Enterprise storage provider Pure Storage posted better-than-expected results in its first quarterly report since going public in October.
The Mountain View, Calif.-based company reported an earnings loss of 18 cents per share with revenue of $131.4 million, a massive increase of 167 percent from the same period a year ago. Wall Street was bracing for a loss of 30 cents per share.
Net losses widened from $40.4 million to $56.5 million during the same period.
Nonetheless, the company offered strong revenue guidance for the current quarter. Pure Storage now expects fourth-quarter revenue in the range of $134 million to $139 million, above Wall Street's estimate of $123.3 million.
The all-flash-firm's stock soared nearly 15 percent in early trading following the solid report.
Last night Pure Storage said it was changing the time of its earnings webcast "in response to the possible inadvertent disclosure of fiscal third-quarter financial data after the close of trading today by a third-party vendor." The report was originally scheduled for Thursday.

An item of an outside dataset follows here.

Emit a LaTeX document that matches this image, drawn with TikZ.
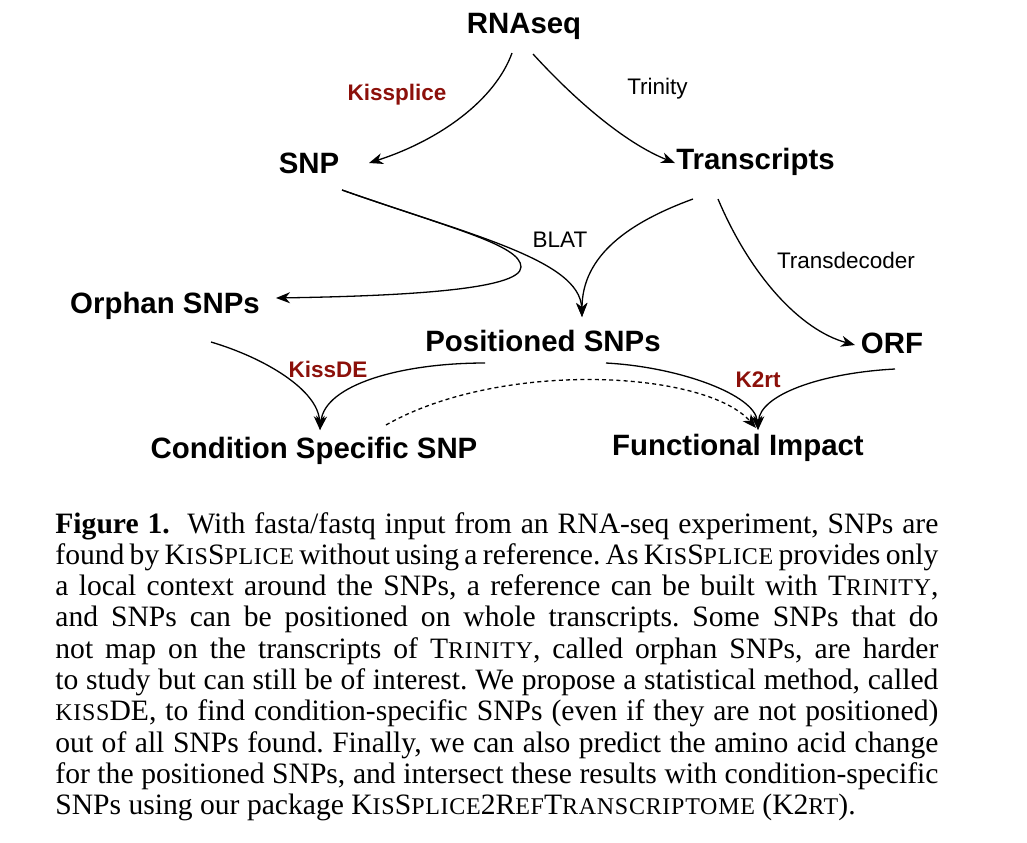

In a blog post, its chief executive Scott Dietzen said he was thrilled with his company's performance. He touted his firm's Q3 customer growth and its landing of high profile customers Domino's Pizza and The Boston Globe.
"We are in the right place (a $24 billion market for performance storage hardware and software) at the right time (rapidly tipping to all-flash and the cloud model) with the right platform for customers," he wrote.
"We are different from other storage companies. The Pure Storage team came together out of a shared dissatisfaction with the state of datacenter storage. We were convinced that legacy storage vendors were ill prepared to make the leap to the solid-state, cloud-centric future."
This summer, Pure Storage launched a new storage array along with new upgrade program and cloud management tools.
The new flagship product signifies how flash-based storage systems are becoming the norm in the data center -- not to mention that Pure Storage is taking on a more direct attack on IT stalwart EMC.